Gelelim detaylı incelemeye. 4 ana bölümde inceleyeceğiz.

ADEM: Eserde Adem tamamen çıplak, iri vücutlu, boynunu yana doğru çevirmiş şekilde bakan bir insan olarak tasvir edilmiş.

TANRI: Ademe göre daha yaşlı, üzerinde saflığın ve masumluğum rengi olan beyaz kumaştan bir entarili, ak sakal ve ak saçlı bir insan olarak tasvir edilmiştir. (Tanrının yüzü olarak, Michelangelo’nun kendi yüzünü çizdiği düşünülmektedir.)

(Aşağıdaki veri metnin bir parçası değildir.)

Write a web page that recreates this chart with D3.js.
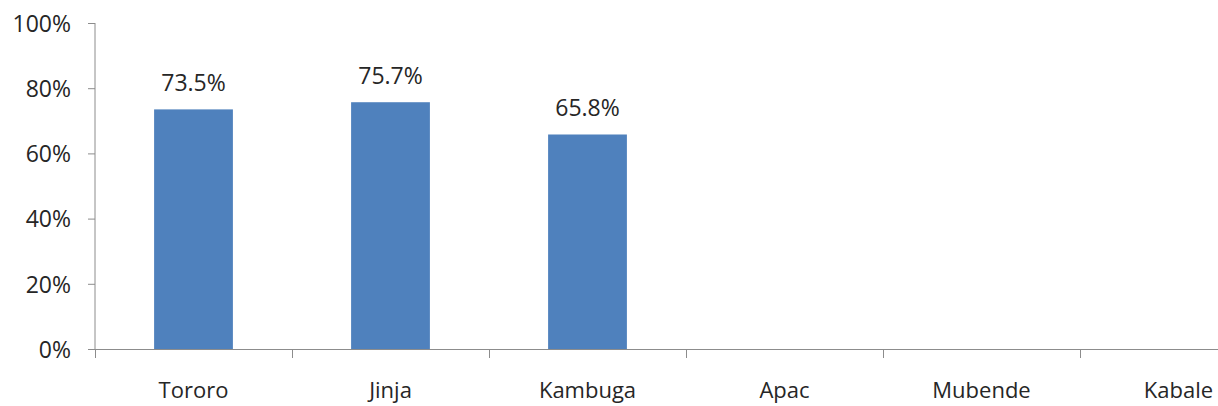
<!DOCTYPE html>
<html>
<head>
<meta charset="utf-8">
<script src="https://cdn.jsdelivr.net/npm/d3@7"></script>
<style>
  body { margin: 0; background: #fff; }
  svg { display: block; }
  text { font-family: "Open Sans", "Noto Sans", sans-serif; fill: #262626; }
</style>
</head>
<body>
<svg id="chart" width="1218" height="406"></svg>
<script>
// data
var districts = ["Tororo", "Jinja", "Kambuga", "Apac", "Mubende", "Kabale"];
var coverage = [73.5, 75.7, 65.8, null, null, null];
var yTicks = [0, 20, 40, 60, 80, 100];

var svg = d3.select("#chart");

var plotLeft = 95, plotTop = 23, plotBottom = 349;
var step = 197;

var x = d3.scaleBand()
    .domain(districts)
    .range([plotLeft, plotLeft + step * districts.length])
    .paddingInner(0.6)
    .paddingOuter(0.3);

var y = d3.scaleLinear()
    .domain([0, 100])
    .range([plotBottom, plotTop]);

var axisColor = "#8c8c8c";

// y axis
var yAxis = d3.axisLeft(y)
    .tickValues(yTicks)
    .tickSize(7)
    .tickPadding(17)
    .tickFormat(function(d){ return d + "%"; });

var gy = svg.append("g")
    .attr("transform", "translate(" + plotLeft + ",0)")
    .call(yAxis);
gy.select(".domain").attr("stroke", axisColor).attr("d", "M0," + plotTop + "V" + plotBottom);
gy.selectAll(".tick line").attr("stroke", axisColor);
gy.selectAll(".tick text")
    .attr("font-size", "23px")
    .attr("font-family", "Open Sans, Noto Sans, sans-serif")
    .attr("fill", "#262626")
    .attr("dy", "0.36em");

// x axis line
svg.append("line")
    .attr("x1", plotLeft).attr("x2", 1218)
    .attr("y1", plotBottom + 0.5).attr("y2", plotBottom + 0.5)
    .attr("stroke", axisColor);

// category boundary ticks
svg.selectAll(".xtick")
    .data(districts)
    .enter()
    .append("line")
        .attr("x1", function(d, i){ return plotLeft + i * step + 0.5; })
        .attr("x2", function(d, i){ return plotLeft + i * step + 0.5; })
        .attr("y1", plotBottom)
        .attr("y2", plotBottom + 9)
        .attr("stroke", axisColor);

// category labels
svg.selectAll(".xlabel")
    .data(districts)
    .enter()
    .append("text")
        .attr("x", function(d){ return x(d) + x.bandwidth() / 2; })
        .attr("y", 398)
        .attr("text-anchor", "middle")
        .attr("font-size", "22px")
        .text(function(d){ return d; });

var bars = districts.map(function(d, i){ return {name: d, value: coverage[i]}; })
    .filter(function(d){ return d.value != null; });

// bars
svg.selectAll(".bar")
    .data(bars)
    .enter()
    .append("rect")
        .attr("x", function(d){ return x(d.name); })
        .attr("y", function(d){ return y(d.value); })
        .attr("width", x.bandwidth())
        .attr("height", function(d){ return y(0) - y(d.value); })
        .attr("fill", "#4f81bd");

// value labels
svg.selectAll(".val")
    .data(bars)
    .enter()
    .append("text")
        .attr("x", function(d){ return x(d.name) + x.bandwidth() / 2; })
        .attr("y", function(d){ return y(d.value) - 18; })
        .attr("text-anchor", "middle")
        .attr("font-size", "23px")
        .text(function(d){ return d.value.toFixed(1) + "%"; });
</script>
</body>
</html>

MELEKLER: Eserde melekler bir olmuş şekilde tanrıyı tutuyorlar. Bazı meleklerin yüzü silik bazılarının ise daha belirgin. Tanrı onlara tutunmuş şekilde Adem’e uzanıyor. Her bir melekte farklı yüz ifadesi var. Tanrının insanlara da atfetmiş olduğu duygular belirgin şekilde görünüyor. Tanrı ve meleklerin olduğu kısım insan beyninin yan taraftan görünümüne benzetiliyor. (Benim düşünceme göre tanrısal ögeler, insanın aklının ve vicdanın dizginlenmesini sağlayan bir çilehane niteliği taşıyor.)

ELLER: Tabloda tanrının insana dokunmak için iyice gerildiğini görüyoruz, insan ise rahat bir şekilde uzanmış ve sanki tanrıya dokunmak istemezmiş gibi bir hissiyata sahip. Tanrının bulunduğu kısımdan sadece elinin çıkması insanın sınırlarını aşması gerektiğini ifade ediyor. Tanrı insana kucak açmış fakat insan tanrıya dokunmak istemiyor. Tıpkı sadece zor zamanlarımızda aklımıza gelen Tanrımızın bize kucak açması fakat biz insanların cüretkâr davranması gibi. İnsanların tanrıdan uzaklaşması gibi eserde de Adem cüretkâr ve tanrıdan uzak.

Bizsiz de yapabilirdi lakin belli ki bizsiz yapmak istemedi.  Tanrı ile alakalı tarif ettiğim her şey spekülasyon çünkü insanların neden yaratıldığını Tanrıdan başkası bilemez. (Bunu hiçbir zaman öğrenemeyeceğiz.) Kutsal kitaplara göre tanrı için tanrı tarafından yaratıldık. Ancak Tanrı bizi iyiliğini göstermek için yaratmış olabilir. Eğer bir şey ifade edebileceği insanlar olmasaydı, kendini sefil hissederdi. Bizi yarattı çünkü bizimle bir ilişki kurmak istiyor.

İşin özü tıpkı Michelangelo’nun Ademin yaratılışı freskinde de olduğu gibi Tanrı bize dokunmaya çalışıyor fakat biz hep inkâr güdümünde ilerliyoruz. Yaratılışımıza uygun ilerliyoruz. Tıpkı bize dokunmaya çalışan insanları karşı çıktığımız gibi. Hayatta bize elini uzatan insanlar her zaman olacaktır. Bizim yapmamız gereken uzanan ele Adem gibi istemsizce uzanmak değil o eli sıkıca tutup sarılmaktır.  Bu sayede hem yaratılış amacımızı bulur hem de tanrı bile evrende yalnız değilken biz yalnız kalmamış oluruz. Bir dokunuş her şeyi değiştirebilir. Tanrının uzattığı eli tutmanız ve insanların ellerini hiç bırakmamanız dileğiyle.